De quoi faire la connexion entre ces bateaux et le site du Fraxinetum. Les cargaisons, surtout en provenance d’al-Andalus, d’Ifrîqiya (Tunisie), sont quasiment identiques d’un bateau à l’autre, presque standardisées. Voilà qui laisse penser qu’elles étaient destinées au commerce. En plus, les navires ne portent pas les stigmates d’attaques violentes. Trois d’entre eux semblent en fait avoir plié devant la force de la nature : une tempête, un incendie, et peut-être même un mini-tsunami…
Jarre à ailette, exemplaire similaires aux récipients d'Al-Andalus, provenant de l'atelier de Sainte-Barbe à Marseille, 12e siècle
On ne connaît pas la raison du naufrage du quatrième navire. Ces bateaux ont sûrement transporté quelques produits de luxe que l’on a par la suite retrouvés lors des fouilles sur les côtes provençales, notamment dans les riches monastères et châteaux côtiers : du vin de grenade provenant de Sicile, de précieuses vaisselles colorées émaillés produites par l’Espagne musulmane ou issues des ateliers de potiers du Maghreb… Ces liens commerciaux entre musulmans et chrétiens sont d’ailleurs bien attestés par les sources écrites, malgré les clivages religieux, tout comme les liens diplomatiques. En 802, le calife Harûn al-Rashîd de Bagdad offrit en grande pompe un éléphant blanc à Charlemagne.

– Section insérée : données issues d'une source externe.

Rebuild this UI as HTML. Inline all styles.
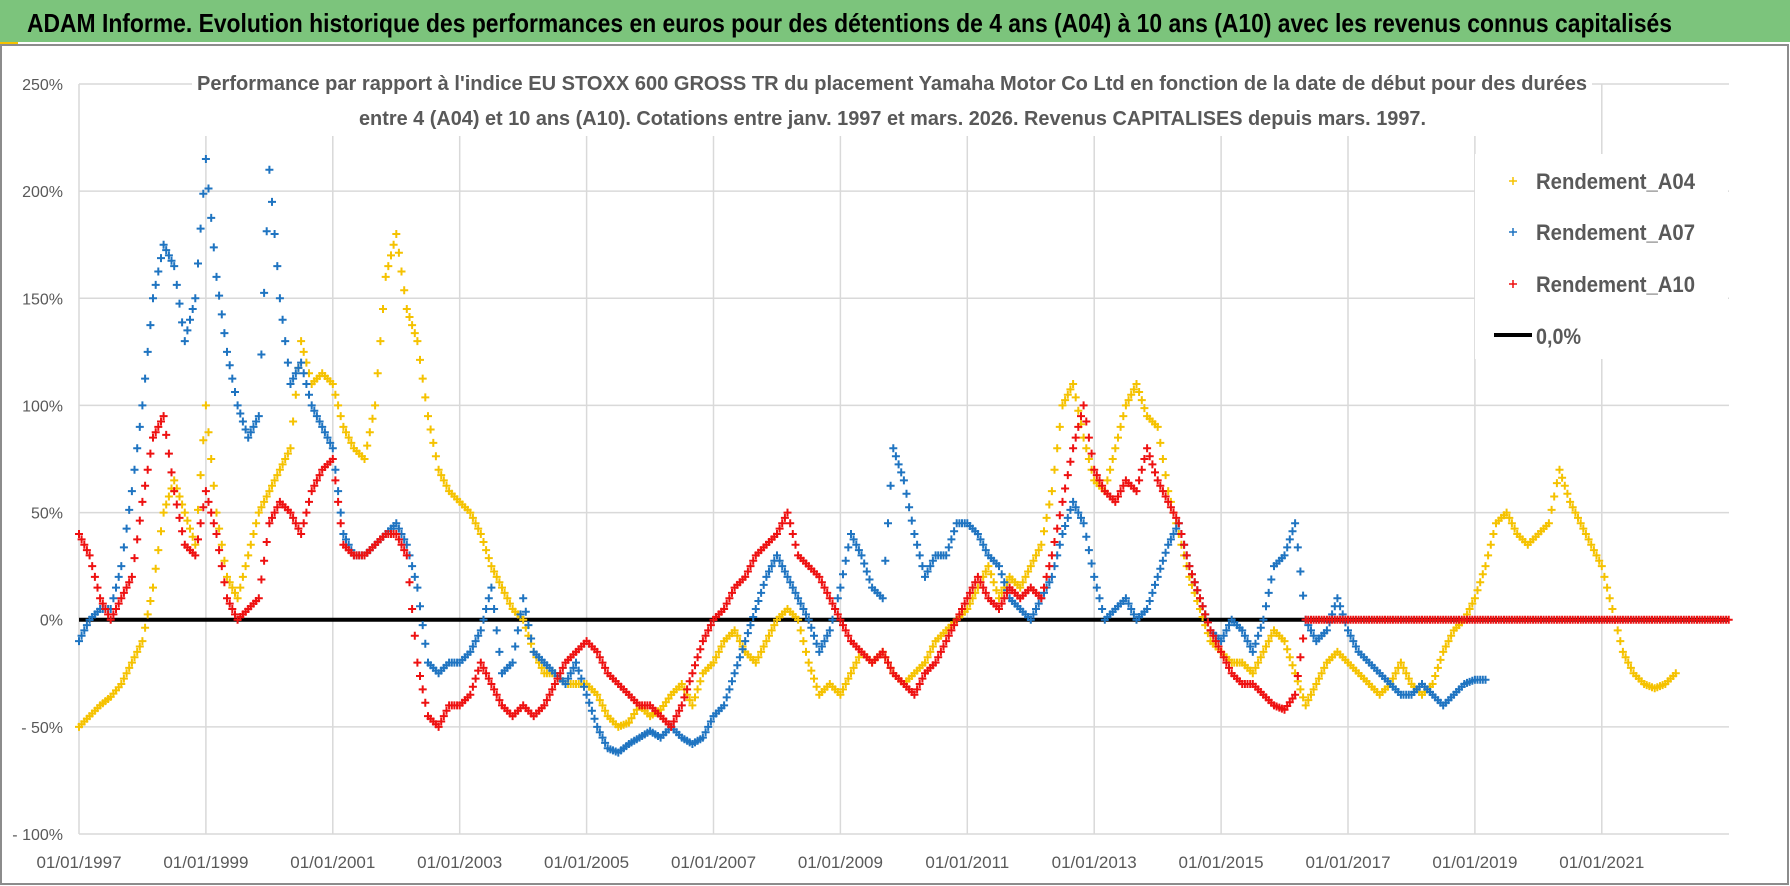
<!DOCTYPE html>
<html><head><meta charset="utf-8">
<style>
html,body{margin:0;padding:0;background:#fff;}
svg{display:block;font-family:"Liberation Sans Narrow","Liberation Sans",sans-serif;}
</style></head>
<body>
<svg id="chart" width="1790" height="886" viewBox="0 0 1790 886" xmlns="http://www.w3.org/2000/svg">
  <rect x="0" y="0" width="1790" height="886" fill="#ffffff"/>
  <rect x="0" y="0" width="1790" height="42" fill="#7cc47c"/>
  <rect x="0" y="42" width="18" height="3" fill="#f5c200"/>
  <text x="27" y="32" font-size="26" font-weight="bold" fill="#000" textLength="1645" lengthAdjust="spacingAndGlyphs">ADAM Informe. Evolution historique des performances en euros pour des détentions de 4 ans (A04) à 10 ans (A10) avec les revenus connus capitalisés</text>
  <rect x="1" y="45" width="1787" height="839" fill="none" stroke="#8c8c8c" stroke-width="2"/>
  <g id="grid"></g>
  <g id="yaxis"></g>
  <g id="xaxis"></g>
  <rect x="192" y="66" width="1400" height="70" fill="#fff"/>
  <text x="197" y="90" font-size="20" font-weight="bold" fill="#595959" textLength="1390" lengthAdjust="spacingAndGlyphs">Performance par rapport à l'indice EU STOXX 600 GROSS TR  du placement Yamaha Motor Co Ltd en fonction de la date de début pour des durées</text>
  <text x="359" y="125" font-size="20" font-weight="bold" fill="#595959" textLength="1067" lengthAdjust="spacingAndGlyphs">entre 4 (A04) et 10 ans (A10). Cotations entre janv. 1997 et mars. 2026. Revenus CAPITALISES depuis mars. 1997.</text>
  <g id="series"></g>
  <g>
    <rect x="1475" y="154" width="253" height="205" fill="#fff"/>
    <g>
      <path d="M1509 181h8M1513 177v8" stroke="#f5c200" stroke-width="1.5"/>
      <text x="1536" y="189" font-size="22" font-weight="bold" fill="#595959" textLength="159" lengthAdjust="spacingAndGlyphs">Rendement_A04</text>
    </g>
    <g>
      <path d="M1509 232h8M1513 228v8" stroke="#1f74c1" stroke-width="1.5"/>
      <text x="1536" y="240" font-size="22" font-weight="bold" fill="#595959" textLength="159" lengthAdjust="spacingAndGlyphs">Rendement_A07</text>
    </g>
    <g>
      <path d="M1509 284h8M1513 280v8" stroke="#ee1111" stroke-width="1.5"/>
      <text x="1536" y="292" font-size="22" font-weight="bold" fill="#595959" textLength="159" lengthAdjust="spacingAndGlyphs">Rendement_A10</text>
    </g>
    <g>
      <line x1="1494" y1="335" x2="1532" y2="335" stroke="#000" stroke-width="4"/>
      <text x="1536" y="344" font-size="22" font-weight="bold" fill="#595959" textLength="45" lengthAdjust="spacingAndGlyphs">0,0%</text>
    </g>
  </g>
</svg>
<script>
const NS = "http://www.w3.org/2000/svg";
const startYear = 1997;
const stepYears = 1/6;
const yTicks = [250, 200, 150, 100, 50, 0, -50, -100];
const yTickLabels = ["250%", "200%", "150%", "100%", "50%", "0%", "- 50%", "- 100%"];
const xTickYears = [1997, 1999, 2001, 2003, 2005, 2007, 2009, 2011, 2013, 2015, 2017, 2019, 2021];
const xTickLabels = ["01/01/1997","01/01/1999","01/01/2001","01/01/2003","01/01/2005","01/01/2007","01/01/2009","01/01/2011","01/01/2013","01/01/2015","01/01/2017","01/01/2019","01/01/2021"];
const rendementA04 = [
 -50,-45,-40,-36,-30,-20,
 -10,15,50,65,50,35,
 100,50,20,10,30,50,
 60,70,80,130,110,115,
 110,90,80,75,100,160,
 180,145,130,95,70,60,
 55,50,40,25,15,5,
 0,-15,-25,-25,-30,-30,
 -30,-35,-45,-50,-48,-40,
 -45,-42,-35,-30,-40,-25,
 -20,-10,-5,-15,-20,-10,
 0,5,0,-20,-35,-30,
 -35,-25,-15,-20,-15,-25,
 -30,-25,-20,-10,-5,0,
 5,15,25,10,20,15,
 25,35,60,100,110,85,
 65,60,80,100,110,95,
 90,60,40,20,5,-10,
 -15,-20,-20,-25,-15,-5,
 -10,-25,-40,-30,-20,-15,
 -20,-25,-30,-35,-30,-20,
 -30,-35,-30,-15,-5,0,
 10,25,45,50,40,35,
 40,45,70,55,45,35,
 25,5,-15,-25,-30,-32,
 -30,-25
];
const rendementA07 = [
 -10,0,5,5,25,60,
 100,150,175,165,130,150,
 215,160,125,100,85,95,
 210,150,110,120,100,90,
 80,40,30,30,35,40,
 45,35,15,-20,-25,-20,
 -20,-15,-5,15,-25,-20,
 10,-15,-20,-25,-30,-20,
 -35,-50,-60,-62,-58,-55,
 -52,-55,-50,-55,-58,-55,
 -45,-40,-25,-10,5,20,
 30,20,10,0,-15,-5,
 15,40,30,15,10,80,
 65,40,20,30,30,45,
 45,40,30,25,10,5,
 0,10,20,40,55,45,
 20,0,5,10,0,5,
 20,35,45,25,10,-5,
 -10,0,-5,-15,0,25,
 30,45,0,-10,-5,10,
 -5,-15,-20,-25,-30,-35,
 -35,-30,-35,-40,-35,-30,
 -28,-28
];
const rendementA10 = [
 40,30,10,0,10,20,
 55,85,95,60,35,30,
 60,40,10,0,5,10,
 45,55,50,40,60,70,
 75,35,30,30,35,40,
 40,30,-20,-45,-50,-40,
 -40,-35,-20,-30,-40,-45,
 -40,-45,-40,-30,-20,-15,
 -10,-15,-25,-30,-35,-40,
 -40,-45,-50,-40,-25,-10,
 0,5,15,20,30,35,
 40,50,30,25,20,10,
 0,-10,-15,-20,-15,-25,
 -30,-35,-25,-20,-10,0,
 10,20,10,5,15,10,
 15,10,30,55,80,100,
 70,60,55,65,60,80,
 65,55,45,25,10,-5,
 -15,-25,-30,-30,-35,-40,
 -42,-35,0,0,0,0,
 0,0,0,0,0,0,
 0,0,0,0,0,0,
 0,0,0,0,0,0,
 0,0,0,0,0,0,
 0,0,0,0,0,0,
 0,0,0,0,0,0,
 0
];

const plotL = 79, plotR = 1729, plotT = 84, plotB = 834;
const vMin = -100, vMax = 250;
const pxPerYear = 63.45;
function xScale(year){ return plotL + (year - startYear) * pxPerYear; }
function yScale(v){ return plotB - (v - vMin) / (vMax - vMin) * (plotB - plotT); }

const grid = document.getElementById('grid');
const yaxis = document.getElementById('yaxis');
const xaxis = document.getElementById('xaxis');
const series = document.getElementById('series');

yTicks.forEach((v, i) => {
  const y = yScale(v);
  const ln = document.createElementNS(NS, 'line');
  ln.setAttribute('x1', plotL); ln.setAttribute('x2', plotR);
  ln.setAttribute('y1', y); ln.setAttribute('y2', y);
  ln.setAttribute('stroke', '#d9d9d9'); ln.setAttribute('stroke-width', '1.5');
  
  
  grid.appendChild(ln);
  const t = document.createElementNS(NS, 'text');
  t.setAttribute('x', 63); t.setAttribute('y', y + 6);
  t.setAttribute('text-anchor', 'end');
  t.setAttribute('font-size', '16'); t.setAttribute('fill', '#595959');
  t.textContent = yTickLabels[i];
  
  
  yaxis.appendChild(t);
});
xTickYears.forEach((yr, i) => {
  const x = xScale(yr);
  const ln = document.createElementNS(NS, 'line');
  ln.setAttribute('x1', x); ln.setAttribute('x2', x);
  ln.setAttribute('y1', plotT); ln.setAttribute('y2', plotB);
  ln.setAttribute('stroke', '#d9d9d9'); ln.setAttribute('stroke-width', '1.5');
  
  
  grid.appendChild(ln);
  const t = document.createElementNS(NS, 'text');
  t.setAttribute('x', x); t.setAttribute('y', 868);
  t.setAttribute('text-anchor', 'middle');
  t.setAttribute('font-size', '17'); t.setAttribute('fill', '#595959');
  t.textContent = xTickLabels[i];
  
  
  xaxis.appendChild(t);
});

const zl = document.createElementNS(NS, 'line');
zl.setAttribute('x1', plotL); zl.setAttribute('x2', plotR);
zl.setAttribute('y1', yScale(0)); zl.setAttribute('y2', yScale(0));
zl.setAttribute('stroke', '#000'); zl.setAttribute('stroke-width', '4');


series.appendChild(zl);

function cross(x, y){
  return 'M' + (x-4).toFixed(1) + ' ' + y.toFixed(1) + 'h8M' + x.toFixed(1) + ' ' + (y-4).toFixed(1) + 'v8';
}
function drawSeries(vals, color, name){
  let d = '';
  vals.forEach((v, i) => {
    d += cross(xScale(startYear + i * stepYears), yScale(v));
    if (i < vals.length - 1) {
      const nv = vals[i+1];
      [0.25, 0.5, 0.75].forEach(f => {
        d += cross(xScale(startYear + (i+f) * stepYears), yScale(v + (nv - v) * f));
      });
    }
  });
  const p = document.createElementNS(NS, 'path');
  p.setAttribute('d', d);
  p.setAttribute('stroke', color); p.setAttribute('stroke-width', '2'); p.setAttribute('fill', 'none');
  
  
  series.appendChild(p);
}
drawSeries(rendementA04, '#f5c200', 'series-rendement-a04');
drawSeries(rendementA07, '#1f74c1', 'series-rendement-a07');
drawSeries(rendementA10, '#ee1111', 'series-rendement-a10');
</script>
</body></html>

Pour continuer d’éclaircir la nature de la présence musulmane durant le Moyen Âge, en France et plus largement en Europe méridionale, les archéologues reprennent leurs outils, en affrontant parfois certaines difficultés d’ordre immatériel et historiographique.
« Sous le franquisme, par exemple, on a remis en question l’influence arabo-islamique dans la société hispanique. Alors que cette coexistence en Espagne entre chrétiens, juifs et musulmans a tout de même duré sept siècles ! Aujourd’hui, en Espagne comme en France, cela fait débat et donne lieu à des résistances » souligne Catherine Richarte, « parce que ces découvertes contribuent à démontrer que notre monde est un monde pluriel, fait de migrations, et que les brassages sont incessants depuis la nuit des temps ».